> _REQUIRED WORK_:
Write out the material exactly, without any of its pictures.
** Begin SUPPLIED MATERIAL **
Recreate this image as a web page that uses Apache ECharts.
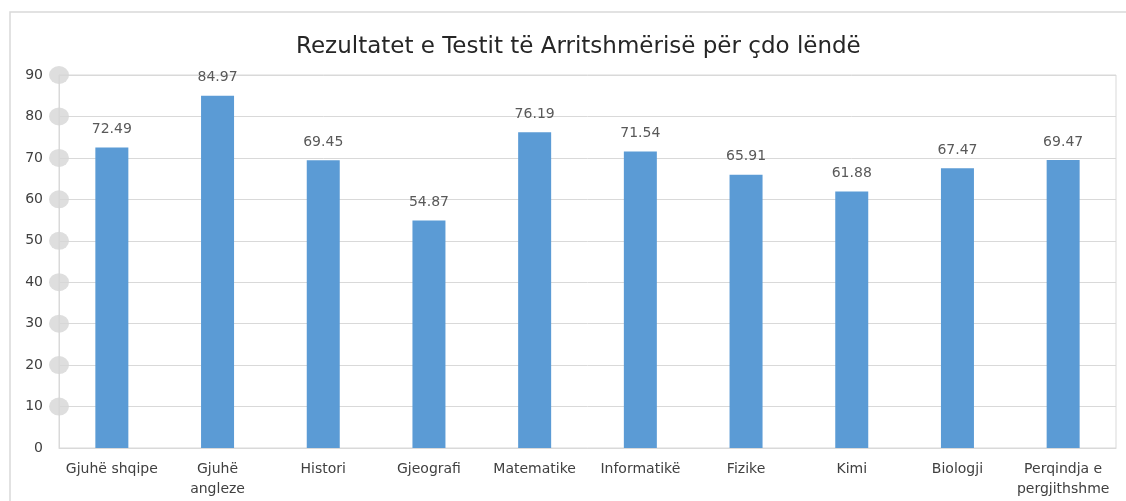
<!DOCTYPE html>
<html>
<head>
    <meta charset="UTF-8">
    <title>Rezultatet e Testit</title>
    <script src="https://cdn.jsdelivr.net/npm/echarts@6/dist/echarts.min.js"></script>
    <style>
        body { margin: 0; background: #fff; }
    </style>
</head>
<body>
    <div id="bar" style="width:1126px; height:501px;"></div>

    <script>
        // te dhenat
        var subjects = ['Gjuhë shqipe', 'Gjuhë\nangleze', 'Histori', 'Gjeografi', 'Matematike',
                        'Informatikë', 'Fizike', 'Kimi', 'Biologji', 'Perqindja e\npergjithshme'];
        var scores = [72.49, 84.97, 69.45, 54.87, 76.19, 71.54, 65.91, 61.88, 67.47, 69.47];
        var yTicks = [10, 20, 30, 40, 50, 60, 70, 80, 90];

        var chart = echarts.init(document.getElementById('bar'), null, {renderer: 'canvas'});

        var font = '"DejaVu Sans", "Noto Sans", sans-serif';

        chart.setOption({
            animation: false,
            backgroundColor: '#fff',
            graphic: [{
                type: 'rect',
                shape: {x: 10, y: 12, width: 1130, height: 500},
                style: {fill: 'none', stroke: '#d9d9d9', lineWidth: 1.5},
                silent: true
            }],
            title: {
                text: 'Rezultatet e Testit të Arritshmërisë për çdo lëndë',
                left: 291,
                top: 31,
                textStyle: {fontFamily: font, fontSize: 23, fontWeight: 'normal', color: '#262626'}
            },
            grid: {
                left: 59, right: 10, top: 75, bottom: 53,
                show: true, borderColor: '#d9d9d9', borderWidth: 1
            },
            xAxis: [{
                type: 'category',
                data: subjects,
                axisLine: {lineStyle: {color: '#d9d9d9'}},
                axisTick: {show: false},
                axisLabel: {fontFamily: font, fontSize: 14, color: '#404040', margin: 11, lineHeight: 20, interval: 0}
            }, {
                type: 'value',
                min: 0, max: 1,
                show: false
            }],
            yAxis: {
                type: 'value',
                min: 0, max: 90, interval: 10,
                axisLine: {show: true, lineStyle: {color: '#d9d9d9'}},
                axisTick: {show: false},
                splitLine: {lineStyle: {color: '#d9d9d9'}},
                axisLabel: {fontFamily: font, fontSize: 14, color: '#404040', margin: 16}
            },
            series: [{
                type: 'bar',
                data: scores,
                barWidth: 33,
                itemStyle: {color: '#5b9bd5'},
                label: {
                    show: true, position: 'top', distance: 11,
                    fontFamily: font, fontSize: 14, color: '#595959'
                }
            }, {
                // rrathet gri te boshtit y
                type: 'scatter',
                xAxisIndex: 1,
                data: yTicks.map(function (v) { return [0, v]; }),
                symbol: 'circle',
                symbolSize: [20, 18],
                itemStyle: {color: '#d6d6d6'},
                silent: true,
                z: 5
            }]
        });
    </script>
</body>
</html>
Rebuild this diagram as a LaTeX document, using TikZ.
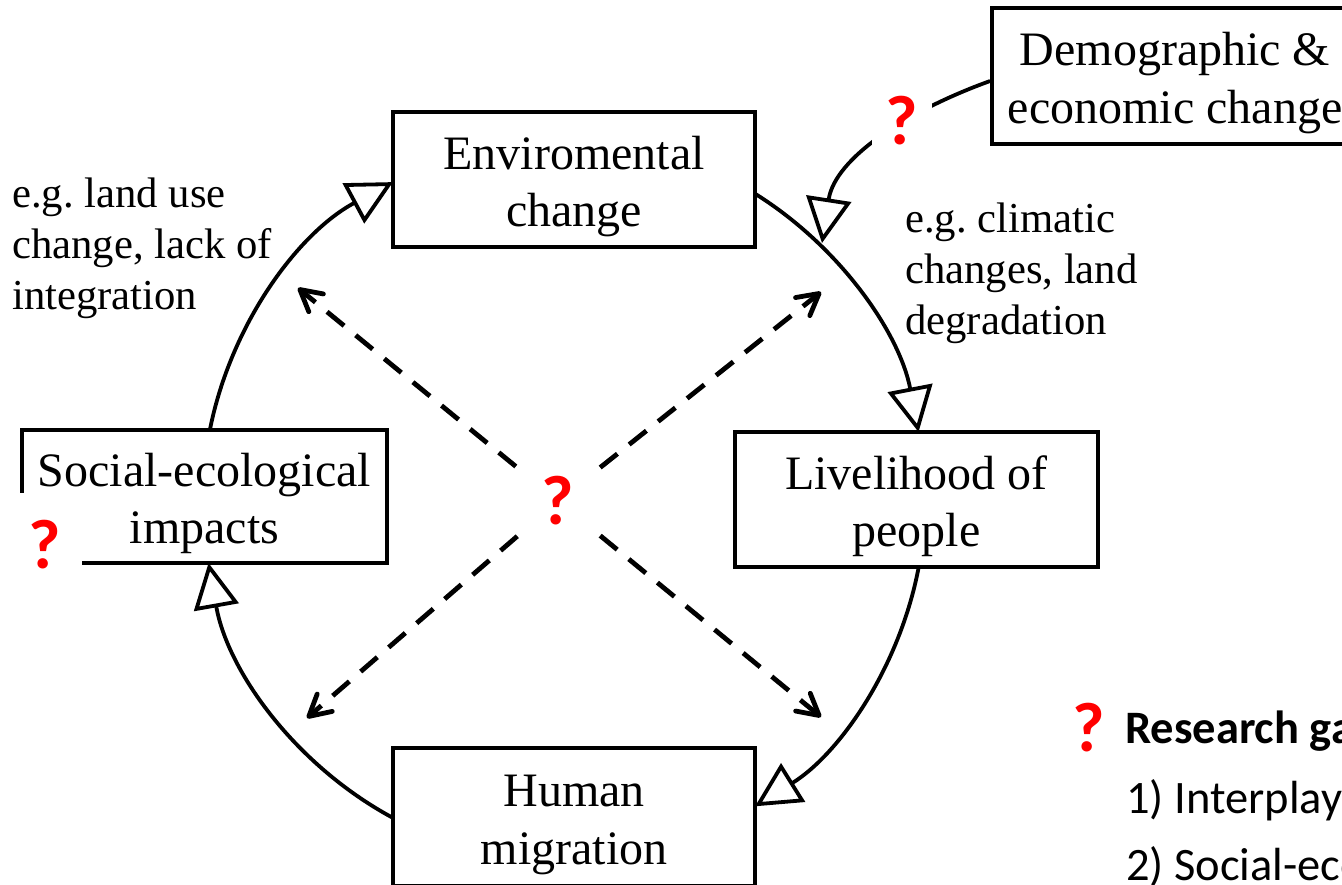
\documentclass[tikz,border=0pt]{standalone}
\usepackage{fontspec}
\setmainfont{Liberation Serif}
\newfontfamily\calibri{Carlito}
\usetikzlibrary{arrows.meta,calc}
\definecolor{qred}{RGB}{255,0,0}
\newcommand{\twol}[2]{\begin{tabular}[t]{@{}c@{}}#1\\#2\end{tabular}}
\frenchspacing
\begin{document}
\begin{tikzpicture}[x=1pt,y=1pt,
  box/.style={draw, line width=3.8pt, inner sep=0pt, minimum height=135pt,
    font=\fontsize{48}{57.5}\selectfont, text height=48pt, text depth=69pt},
  lbl/.style={inner sep=0pt, font=\fontsize{42.7}{51}\selectfont},
  leg/.style={inner sep=0pt, font=\calibri\fontsize{46.5}{46.5}\selectfont},
  qmark/.style={inner sep=0pt, fill=white, text=qred, font=\calibri\bfseries\fontsize{70}{70}\selectfont},
  cyc/.style={line width=3.8pt, -{Triangle[open, length=45pt, width=45pt]}},
  darr/.style={line width=4.8pt, dash pattern=on 22pt off 15pt,
    -{Straight Barb[length=21pt, width=23pt, line cap=round, line join=round]}}
]
\useasboundingbox (0,0) rectangle (1342,-884);
\clip (0,0) rectangle (1342,-884);

% boxes
\node[box, minimum width=362pt] (env) at (574,-179.5) {\twol{Enviromental}{change}};
\node[box, minimum width=363pt] (live) at (916.5,-499.5) {\twol{Livelihood of}{people}};
\node[box, minimum width=362pt, minimum height=138pt] (hum) at (574,-817) {\twol{Human}{migration}};
\node[box, minimum width=365pt, minimum height=133pt] (soc) at (204.5,-496.5) {\twol{Social-ecological}{impacts}};
\node[box, minimum width=366pt, minimum height=136pt] (demo) at (1175,-76) {\twol{Demographic \&}{economic change}};

% side labels
\node[lbl, anchor=base west] (lblL) at (12,-207)
  {\begin{tabular}[t]{@{}l@{}}e.g. land use\\change, lack of\\integration\end{tabular}};
\node[lbl, anchor=base west] (lblR) at (905,-232)
  {\begin{tabular}[t]{@{}l@{}}e.g. climatic\\changes, land\\degradation\end{tabular}};

% cycle arcs
\coordinate (O) at (564,-500);
\coordinate (a1) at ($(O)+(58.05:361)$);
\coordinate (a2) at ($(O)+(-10.7:361)$);
\coordinate (a3) at ($(O)+(-118.28:361)$);
\coordinate (a4) at ($(O)+(168.82:361)$);
\draw[cyc] (a1) arc[start angle=58.05, end angle=10.86, radius=361];
\draw[cyc] (a2) arc[start angle=-10.7, end angle=-58.05, radius=361];
\draw[cyc] (a3) arc[start angle=-118.28, end angle=-169.95, radius=361];
\draw[cyc] (a4) arc[start angle=168.82, end angle=118.28, radius=361];

% demographic influence
\coordinate (tipd) at (822,-243);
\draw[cyc] ([yshift=-5pt]demo.west) .. controls (907,-111) and (835,-158) .. (tipd);

% central question and dashed arrows
\node[qmark, minimum width=84pt, minimum height=70pt] (qc) at (558,-501) {?};
\coordinate (tul) at (298,-288);
\coordinate (tur) at (821,-292);
\coordinate (tll) at (307,-718);
\coordinate (tlr) at (821,-717);
\draw[darr] (qc) -- (tul);
\draw[darr] (qc) -- (tur);
\draw[darr] (qc) -- (tll);
\draw[darr] (qc) -- (tlr);

% other question marks
\node[qmark, minimum width=60pt, minimum height=66pt] (qd) at (902,-121) {?};
\node[qmark, minimum width=74pt, minimum height=104pt] (qs) at (45,-545) {?};

% legend
\node[qmark] (ql) at (1089,-728) {?};
\node[leg, anchor=base west, font=\calibri\bfseries\fontsize{46.5}{46.5}\selectfont] (rg) at (1125,-743) {Research gaps};
\node[leg, anchor=base west] (g1) at (1126,-813) {1) Interplay};
\node[leg, anchor=base west] (g2) at (1126,-880) {2) Social-ecological};
\end{tikzpicture}
\end{document}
** End SUPPLIED MATERIAL **
> _COMPLETE ANSWER_:
Recreate this image as a web page that uses Apache ECharts.
<!DOCTYPE html>
<html>
<head>
    <meta charset="UTF-8">
    <title>Rezultatet e Testit</title>
    <script src="https://cdn.jsdelivr.net/npm/echarts@6/dist/echarts.min.js"></script>
    <style>
        body { margin: 0; background: #fff; }
    </style>
</head>
<body>
    <div id="bar" style="width:1126px; height:501px;"></div>

    <script>
        // te dhenat
        var subjects = ['Gjuhë shqipe', 'Gjuhë\nangleze', 'Histori', 'Gjeografi', 'Matematike',
                        'Informatikë', 'Fizike', 'Kimi', 'Biologji', 'Perqindja e\npergjithshme'];
        var scores = [72.49, 84.97, 69.45, 54.87, 76.19, 71.54, 65.91, 61.88, 67.47, 69.47];
        var yTicks = [10, 20, 30, 40, 50, 60, 70, 80, 90];

        var chart = echarts.init(document.getElementById('bar'), null, {renderer: 'canvas'});

        var font = '"DejaVu Sans", "Noto Sans", sans-serif';

        chart.setOption({
            animation: false,
            backgroundColor: '#fff',
            graphic: [{
                type: 'rect',
                shape: {x: 10, y: 12, width: 1130, height: 500},
                style: {fill: 'none', stroke: '#d9d9d9', lineWidth: 1.5},
                silent: true
            }],
            title: {
                text: 'Rezultatet e Testit të Arritshmërisë për çdo lëndë',
                left: 291,
                top: 31,
                textStyle: {fontFamily: font, fontSize: 23, fontWeight: 'normal', color: '#262626'}
            },
            grid: {
                left: 59, right: 10, top: 75, bottom: 53,
                show: true, borderColor: '#d9d9d9', borderWidth: 1
            },
            xAxis: [{
                type: 'category',
                data: subjects,
                axisLine: {lineStyle: {color: '#d9d9d9'}},
                axisTick: {show: false},
                axisLabel: {fontFamily: font, fontSize: 14, color: '#404040', margin: 11, lineHeight: 20, interval: 0}
            }, {
                type: 'value',
                min: 0, max: 1,
                show: false
            }],
            yAxis: {
                type: 'value',
                min: 0, max: 90, interval: 10,
                axisLine: {show: true, lineStyle: {color: '#d9d9d9'}},
                axisTick: {show: false},
                splitLine: {lineStyle: {color: '#d9d9d9'}},
                axisLabel: {fontFamily: font, fontSize: 14, color: '#404040', margin: 16}
            },
            series: [{
                type: 'bar',
                data: scores,
                barWidth: 33,
                itemStyle: {color: '#5b9bd5'},
                label: {
                    show: true, position: 'top', distance: 11,
                    fontFamily: font, fontSize: 14, color: '#595959'
                }
            }, {
                // rrathet gri te boshtit y
                type: 'scatter',
                xAxisIndex: 1,
                data: yTicks.map(function (v) { return [0, v]; }),
                symbol: 'circle',
                symbolSize: [20, 18],
                itemStyle: {color: '#d6d6d6'},
                silent: true,
                z: 5
            }]
        });
    </script>
</body>
</html>
Rebuild this diagram as a LaTeX document, using TikZ.
\documentclass[tikz,border=0pt]{standalone}
\usepackage{fontspec}
\setmainfont{Liberation Serif}
\newfontfamily\calibri{Carlito}
\usetikzlibrary{arrows.meta,calc}
\definecolor{qred}{RGB}{255,0,0}
\newcommand{\twol}[2]{\begin{tabular}[t]{@{}c@{}}#1\\#2\end{tabular}}
\frenchspacing
\begin{document}
\begin{tikzpicture}[x=1pt,y=1pt,
  box/.style={draw, line width=3.8pt, inner sep=0pt, minimum height=135pt,
    font=\fontsize{48}{57.5}\selectfont, text height=48pt, text depth=69pt},
  lbl/.style={inner sep=0pt, font=\fontsize{42.7}{51}\selectfont},
  leg/.style={inner sep=0pt, font=\calibri\fontsize{46.5}{46.5}\selectfont},
  qmark/.style={inner sep=0pt, fill=white, text=qred, font=\calibri\bfseries\fontsize{70}{70}\selectfont},
  cyc/.style={line width=3.8pt, -{Triangle[open, length=45pt, width=45pt]}},
  darr/.style={line width=4.8pt, dash pattern=on 22pt off 15pt,
    -{Straight Barb[length=21pt, width=23pt, line cap=round, line join=round]}}
]
\useasboundingbox (0,0) rectangle (1342,-884);
\clip (0,0) rectangle (1342,-884);

% boxes
\node[box, minimum width=362pt] (env) at (574,-179.5) {\twol{Enviromental}{change}};
\node[box, minimum width=363pt] (live) at (916.5,-499.5) {\twol{Livelihood of}{people}};
\node[box, minimum width=362pt, minimum height=138pt] (hum) at (574,-817) {\twol{Human}{migration}};
\node[box, minimum width=365pt, minimum height=133pt] (soc) at (204.5,-496.5) {\twol{Social-ecological}{impacts}};
\node[box, minimum width=366pt, minimum height=136pt] (demo) at (1175,-76) {\twol{Demographic \&}{economic change}};

% side labels
\node[lbl, anchor=base west] (lblL) at (12,-207)
  {\begin{tabular}[t]{@{}l@{}}e.g. land use\\change, lack of\\integration\end{tabular}};
\node[lbl, anchor=base west] (lblR) at (905,-232)
  {\begin{tabular}[t]{@{}l@{}}e.g. climatic\\changes, land\\degradation\end{tabular}};

% cycle arcs
\coordinate (O) at (564,-500);
\coordinate (a1) at ($(O)+(58.05:361)$);
\coordinate (a2) at ($(O)+(-10.7:361)$);
\coordinate (a3) at ($(O)+(-118.28:361)$);
\coordinate (a4) at ($(O)+(168.82:361)$);
\draw[cyc] (a1) arc[start angle=58.05, end angle=10.86, radius=361];
\draw[cyc] (a2) arc[start angle=-10.7, end angle=-58.05, radius=361];
\draw[cyc] (a3) arc[start angle=-118.28, end angle=-169.95, radius=361];
\draw[cyc] (a4) arc[start angle=168.82, end angle=118.28, radius=361];

% demographic influence
\coordinate (tipd) at (822,-243);
\draw[cyc] ([yshift=-5pt]demo.west) .. controls (907,-111) and (835,-158) .. (tipd);

% central question and dashed arrows
\node[qmark, minimum width=84pt, minimum height=70pt] (qc) at (558,-501) {?};
\coordinate (tul) at (298,-288);
\coordinate (tur) at (821,-292);
\coordinate (tll) at (307,-718);
\coordinate (tlr) at (821,-717);
\draw[darr] (qc) -- (tul);
\draw[darr] (qc) -- (tur);
\draw[darr] (qc) -- (tll);
\draw[darr] (qc) -- (tlr);

% other question marks
\node[qmark, minimum width=60pt, minimum height=66pt] (qd) at (902,-121) {?};
\node[qmark, minimum width=74pt, minimum height=104pt] (qs) at (45,-545) {?};

% legend
\node[qmark] (ql) at (1089,-728) {?};
\node[leg, anchor=base west, font=\calibri\bfseries\fontsize{46.5}{46.5}\selectfont] (rg) at (1125,-743) {Research gaps};
\node[leg, anchor=base west] (g1) at (1126,-813) {1) Interplay};
\node[leg, anchor=base west] (g2) at (1126,-880) {2) Social-ecological};
\end{tikzpicture}
\end{document}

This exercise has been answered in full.